A similar appeal occurs in R.A. Close’s discussion of a statement made by a Norwegian minister on BBC Television in 1977. The occasion was a blow-out from the Ecofisk oil-rig, and the ensuing worries about where the oil-slick would end up. What the Norwegian said was: ‘If the slick will come as far as Stavanger, then of course I must take precautions on a massive scale.’ Now those of us who were brought up on the rule which said that one does not use will in an if-clause unless it is intended to imply volition might well suppose simply that the Norwegian’s English was not very good. Not so, according to Close’s argument. For had the minister said, ‘If the slick comes as far as Stavanger, then of course I must take precautions on a massive scale,’ that would have meant he was envisaging the possibility of the slick actually arriving at Stavanger and only then taking precautions to prevent the disaster. Which, Close says, would have been ‘absurd and totally irresponsible’. Again the explanation is not immediately convincing. Again it appeals to a hypothetical reasoning process in order to justify a particular point of usage.

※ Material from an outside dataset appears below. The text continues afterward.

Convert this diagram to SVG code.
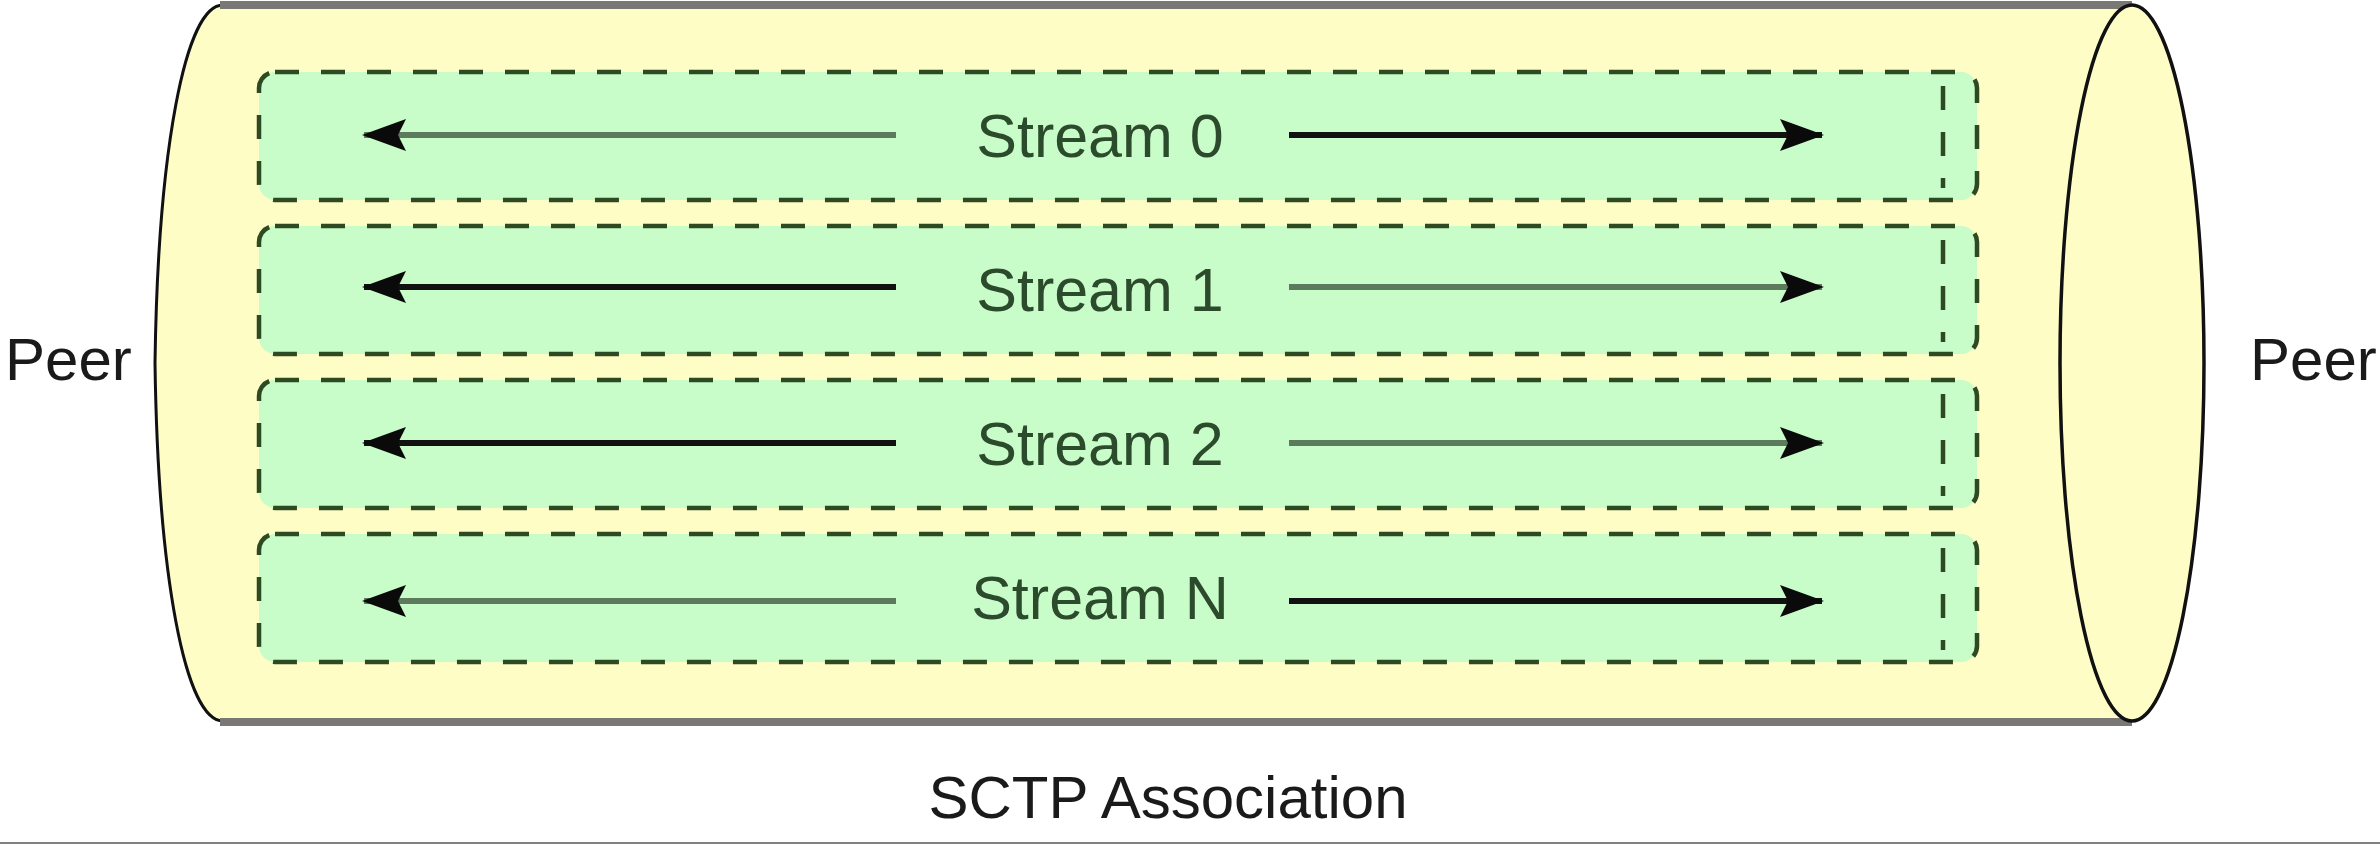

In recent years, the most determined attempts to explain features of linguistic usage as deriving not from mere accidents of cultural history but from universal workings of the human mind have been associated with the emergence of generative grammar. Hence it is not surprising to find Professor Chomsky explaining why in his view one does not say things like ‘Each other saw the men’ and ‘The candidates believe each other are crooks’ in a way which minimises the Englishness of English almost to vanishing point. According to him ‘a person learning English must learn the language-specific fact that each other is a reciprocal and therefore requires an antecedent. It seems doubtful that anything else must be learned’ (that is, for acquiring automatically the correct ways of using each other). Everything else follows ‘by principles of universal grammar’.

What one cannot help wondering is where, if the rationalists are right about language and the human mind, so many of the manifest irrationalities which make the English language English come from.